Objective
Retype the lines beneath this one, from the first through the line containing "import seaborn as sns". Pictures are left out.

+++ Data extract

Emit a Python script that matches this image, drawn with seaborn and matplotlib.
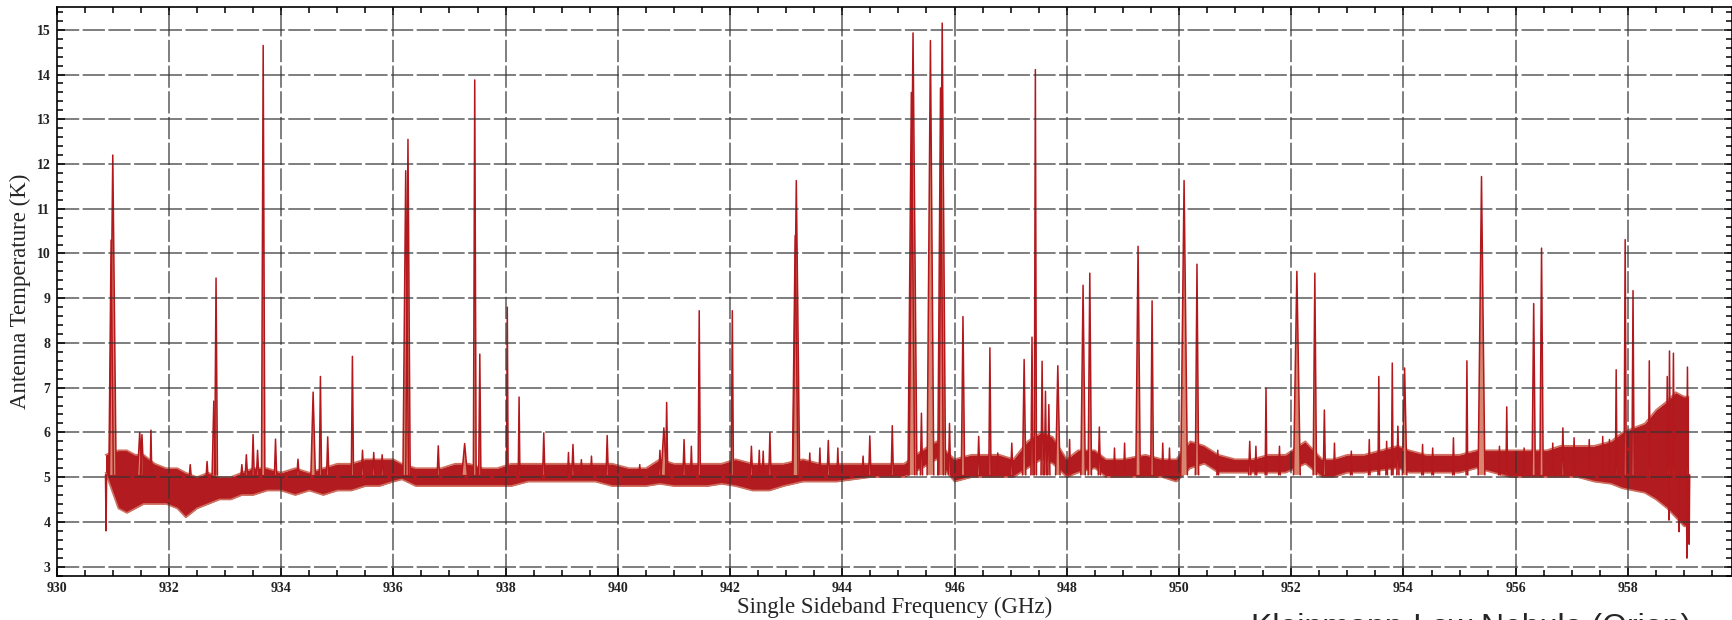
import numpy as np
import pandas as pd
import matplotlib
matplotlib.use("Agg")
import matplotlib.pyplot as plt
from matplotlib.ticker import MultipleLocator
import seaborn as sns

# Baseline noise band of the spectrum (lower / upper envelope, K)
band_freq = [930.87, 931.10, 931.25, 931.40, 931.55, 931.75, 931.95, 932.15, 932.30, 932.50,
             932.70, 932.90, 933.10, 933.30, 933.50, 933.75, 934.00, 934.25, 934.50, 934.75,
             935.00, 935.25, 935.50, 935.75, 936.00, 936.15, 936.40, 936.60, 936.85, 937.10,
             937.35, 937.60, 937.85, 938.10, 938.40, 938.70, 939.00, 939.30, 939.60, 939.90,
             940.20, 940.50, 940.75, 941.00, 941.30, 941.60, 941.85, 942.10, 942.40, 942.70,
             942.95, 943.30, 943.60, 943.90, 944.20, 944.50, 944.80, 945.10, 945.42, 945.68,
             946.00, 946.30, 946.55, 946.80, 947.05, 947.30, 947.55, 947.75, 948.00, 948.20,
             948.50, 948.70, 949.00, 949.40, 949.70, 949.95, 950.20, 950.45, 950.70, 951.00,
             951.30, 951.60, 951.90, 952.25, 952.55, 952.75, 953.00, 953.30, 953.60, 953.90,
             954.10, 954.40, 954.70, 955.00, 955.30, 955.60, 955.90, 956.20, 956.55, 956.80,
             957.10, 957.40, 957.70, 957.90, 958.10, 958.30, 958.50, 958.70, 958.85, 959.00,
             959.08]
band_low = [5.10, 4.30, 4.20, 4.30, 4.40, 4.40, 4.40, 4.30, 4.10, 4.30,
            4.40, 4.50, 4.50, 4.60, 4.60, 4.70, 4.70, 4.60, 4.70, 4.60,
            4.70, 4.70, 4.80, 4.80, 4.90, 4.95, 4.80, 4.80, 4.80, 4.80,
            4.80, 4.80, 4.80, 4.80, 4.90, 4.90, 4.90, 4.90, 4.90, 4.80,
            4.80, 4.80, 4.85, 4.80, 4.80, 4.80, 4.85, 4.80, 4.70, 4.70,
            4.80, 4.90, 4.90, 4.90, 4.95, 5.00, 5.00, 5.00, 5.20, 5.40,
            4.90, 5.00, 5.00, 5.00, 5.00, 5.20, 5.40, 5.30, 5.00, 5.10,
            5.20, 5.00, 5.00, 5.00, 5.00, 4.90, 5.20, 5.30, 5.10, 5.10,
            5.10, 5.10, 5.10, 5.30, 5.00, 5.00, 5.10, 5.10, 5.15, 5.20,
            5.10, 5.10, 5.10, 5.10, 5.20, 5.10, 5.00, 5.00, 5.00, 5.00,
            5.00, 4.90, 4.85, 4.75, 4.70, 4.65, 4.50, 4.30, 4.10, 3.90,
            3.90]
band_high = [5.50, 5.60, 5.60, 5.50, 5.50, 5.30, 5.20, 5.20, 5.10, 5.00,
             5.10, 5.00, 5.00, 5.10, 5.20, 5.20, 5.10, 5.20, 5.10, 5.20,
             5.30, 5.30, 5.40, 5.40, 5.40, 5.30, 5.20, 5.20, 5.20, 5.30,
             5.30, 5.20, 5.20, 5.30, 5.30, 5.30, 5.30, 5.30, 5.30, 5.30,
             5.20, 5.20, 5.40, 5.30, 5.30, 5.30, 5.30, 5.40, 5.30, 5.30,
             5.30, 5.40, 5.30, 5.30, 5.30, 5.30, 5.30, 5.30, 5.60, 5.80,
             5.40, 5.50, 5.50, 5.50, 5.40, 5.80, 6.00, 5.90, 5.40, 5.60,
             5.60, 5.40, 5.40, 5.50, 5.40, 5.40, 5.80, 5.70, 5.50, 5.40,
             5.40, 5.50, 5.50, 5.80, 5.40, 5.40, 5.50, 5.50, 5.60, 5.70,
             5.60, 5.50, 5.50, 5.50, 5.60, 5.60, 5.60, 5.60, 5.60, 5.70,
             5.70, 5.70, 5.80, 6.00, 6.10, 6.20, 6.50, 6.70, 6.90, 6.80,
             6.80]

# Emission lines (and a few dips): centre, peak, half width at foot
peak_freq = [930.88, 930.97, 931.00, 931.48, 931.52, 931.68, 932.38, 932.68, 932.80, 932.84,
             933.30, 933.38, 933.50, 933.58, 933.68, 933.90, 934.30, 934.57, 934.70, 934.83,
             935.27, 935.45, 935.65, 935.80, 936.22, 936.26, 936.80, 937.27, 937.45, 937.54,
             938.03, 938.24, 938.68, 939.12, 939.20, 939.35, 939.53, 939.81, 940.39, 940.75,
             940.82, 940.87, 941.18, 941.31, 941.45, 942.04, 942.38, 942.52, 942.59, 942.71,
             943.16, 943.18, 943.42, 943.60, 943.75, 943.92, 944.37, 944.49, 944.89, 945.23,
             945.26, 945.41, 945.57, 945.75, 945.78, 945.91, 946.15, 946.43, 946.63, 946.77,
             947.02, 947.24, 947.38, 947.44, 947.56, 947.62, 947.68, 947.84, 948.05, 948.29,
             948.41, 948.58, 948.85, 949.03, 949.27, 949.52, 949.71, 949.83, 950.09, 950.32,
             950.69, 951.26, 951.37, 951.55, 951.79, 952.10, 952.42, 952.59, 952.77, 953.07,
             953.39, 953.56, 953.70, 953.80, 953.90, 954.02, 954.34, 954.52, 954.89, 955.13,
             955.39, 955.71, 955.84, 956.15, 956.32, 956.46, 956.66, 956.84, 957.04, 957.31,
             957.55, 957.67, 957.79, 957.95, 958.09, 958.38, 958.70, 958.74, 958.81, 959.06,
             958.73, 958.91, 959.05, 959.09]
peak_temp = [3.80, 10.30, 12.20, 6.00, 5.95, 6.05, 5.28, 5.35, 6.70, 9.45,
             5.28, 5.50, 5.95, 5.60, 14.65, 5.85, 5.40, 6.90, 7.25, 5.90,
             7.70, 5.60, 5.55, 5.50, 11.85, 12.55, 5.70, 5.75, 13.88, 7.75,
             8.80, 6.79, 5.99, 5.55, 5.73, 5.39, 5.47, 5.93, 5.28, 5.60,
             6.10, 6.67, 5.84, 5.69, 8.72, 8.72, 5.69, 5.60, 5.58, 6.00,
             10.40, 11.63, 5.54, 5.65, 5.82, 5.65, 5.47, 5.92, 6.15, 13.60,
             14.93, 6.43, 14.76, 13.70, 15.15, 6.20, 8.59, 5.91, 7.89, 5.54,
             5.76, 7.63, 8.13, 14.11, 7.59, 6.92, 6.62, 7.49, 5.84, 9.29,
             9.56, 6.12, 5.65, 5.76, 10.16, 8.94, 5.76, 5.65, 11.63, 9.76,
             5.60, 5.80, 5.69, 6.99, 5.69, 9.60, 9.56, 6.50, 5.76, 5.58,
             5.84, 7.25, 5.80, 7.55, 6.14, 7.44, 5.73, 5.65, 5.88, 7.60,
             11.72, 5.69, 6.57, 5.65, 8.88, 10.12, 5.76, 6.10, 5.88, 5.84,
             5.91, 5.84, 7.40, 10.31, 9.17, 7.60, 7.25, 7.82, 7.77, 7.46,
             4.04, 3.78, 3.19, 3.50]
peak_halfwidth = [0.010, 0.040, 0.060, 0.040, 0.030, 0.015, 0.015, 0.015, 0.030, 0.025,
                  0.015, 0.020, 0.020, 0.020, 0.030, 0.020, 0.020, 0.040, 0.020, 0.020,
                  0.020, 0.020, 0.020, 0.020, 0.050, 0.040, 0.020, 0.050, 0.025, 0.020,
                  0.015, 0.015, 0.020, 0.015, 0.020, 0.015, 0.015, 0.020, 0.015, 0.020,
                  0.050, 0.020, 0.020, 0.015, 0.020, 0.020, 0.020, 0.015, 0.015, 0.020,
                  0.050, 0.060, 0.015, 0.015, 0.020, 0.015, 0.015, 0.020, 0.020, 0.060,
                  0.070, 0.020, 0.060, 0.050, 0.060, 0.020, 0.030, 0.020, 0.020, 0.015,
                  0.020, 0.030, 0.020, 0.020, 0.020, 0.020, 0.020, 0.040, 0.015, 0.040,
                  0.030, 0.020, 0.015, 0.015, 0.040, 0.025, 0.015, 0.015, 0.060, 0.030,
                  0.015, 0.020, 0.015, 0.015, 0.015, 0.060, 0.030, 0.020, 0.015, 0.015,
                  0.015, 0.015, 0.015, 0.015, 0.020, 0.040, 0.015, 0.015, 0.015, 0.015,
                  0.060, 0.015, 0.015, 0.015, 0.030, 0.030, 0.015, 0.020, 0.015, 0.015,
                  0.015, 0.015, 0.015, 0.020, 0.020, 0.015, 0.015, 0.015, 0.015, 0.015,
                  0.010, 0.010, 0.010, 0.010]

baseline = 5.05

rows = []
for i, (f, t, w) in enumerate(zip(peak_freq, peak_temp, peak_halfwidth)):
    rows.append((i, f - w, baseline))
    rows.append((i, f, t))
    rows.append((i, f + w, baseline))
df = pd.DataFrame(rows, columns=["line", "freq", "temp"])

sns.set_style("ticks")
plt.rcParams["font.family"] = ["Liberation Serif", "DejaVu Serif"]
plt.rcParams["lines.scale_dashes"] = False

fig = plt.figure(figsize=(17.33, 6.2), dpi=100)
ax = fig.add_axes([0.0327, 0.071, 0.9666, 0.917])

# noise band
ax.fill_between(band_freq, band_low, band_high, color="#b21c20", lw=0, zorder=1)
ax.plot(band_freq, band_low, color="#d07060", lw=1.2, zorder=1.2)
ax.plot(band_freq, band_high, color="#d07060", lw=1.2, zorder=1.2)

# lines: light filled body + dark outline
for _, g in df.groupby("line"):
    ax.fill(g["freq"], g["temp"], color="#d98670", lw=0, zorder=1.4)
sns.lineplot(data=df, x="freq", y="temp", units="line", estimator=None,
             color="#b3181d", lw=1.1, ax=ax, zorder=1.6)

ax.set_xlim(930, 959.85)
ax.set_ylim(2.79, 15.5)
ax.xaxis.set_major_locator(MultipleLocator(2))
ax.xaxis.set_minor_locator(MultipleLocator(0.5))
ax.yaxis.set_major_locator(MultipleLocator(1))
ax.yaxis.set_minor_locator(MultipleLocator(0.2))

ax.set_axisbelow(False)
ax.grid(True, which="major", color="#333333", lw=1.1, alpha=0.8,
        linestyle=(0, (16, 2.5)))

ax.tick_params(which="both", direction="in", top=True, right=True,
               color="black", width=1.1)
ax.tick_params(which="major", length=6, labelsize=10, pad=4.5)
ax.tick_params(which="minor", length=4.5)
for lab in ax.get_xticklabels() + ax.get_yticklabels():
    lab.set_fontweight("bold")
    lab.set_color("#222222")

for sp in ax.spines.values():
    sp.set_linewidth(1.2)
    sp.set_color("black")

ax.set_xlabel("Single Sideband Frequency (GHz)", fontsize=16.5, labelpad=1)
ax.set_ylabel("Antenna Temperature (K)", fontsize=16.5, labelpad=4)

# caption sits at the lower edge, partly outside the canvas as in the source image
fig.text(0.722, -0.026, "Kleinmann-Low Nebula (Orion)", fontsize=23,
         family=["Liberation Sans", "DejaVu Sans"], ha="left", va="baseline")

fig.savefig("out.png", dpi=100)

++++++

Result of the task
Emit a Python script that matches this image, drawn with seaborn and matplotlib.
import numpy as np
import pandas as pd
import matplotlib
matplotlib.use("Agg")
import matplotlib.pyplot as plt
from matplotlib.ticker import MultipleLocator
import seaborn as sns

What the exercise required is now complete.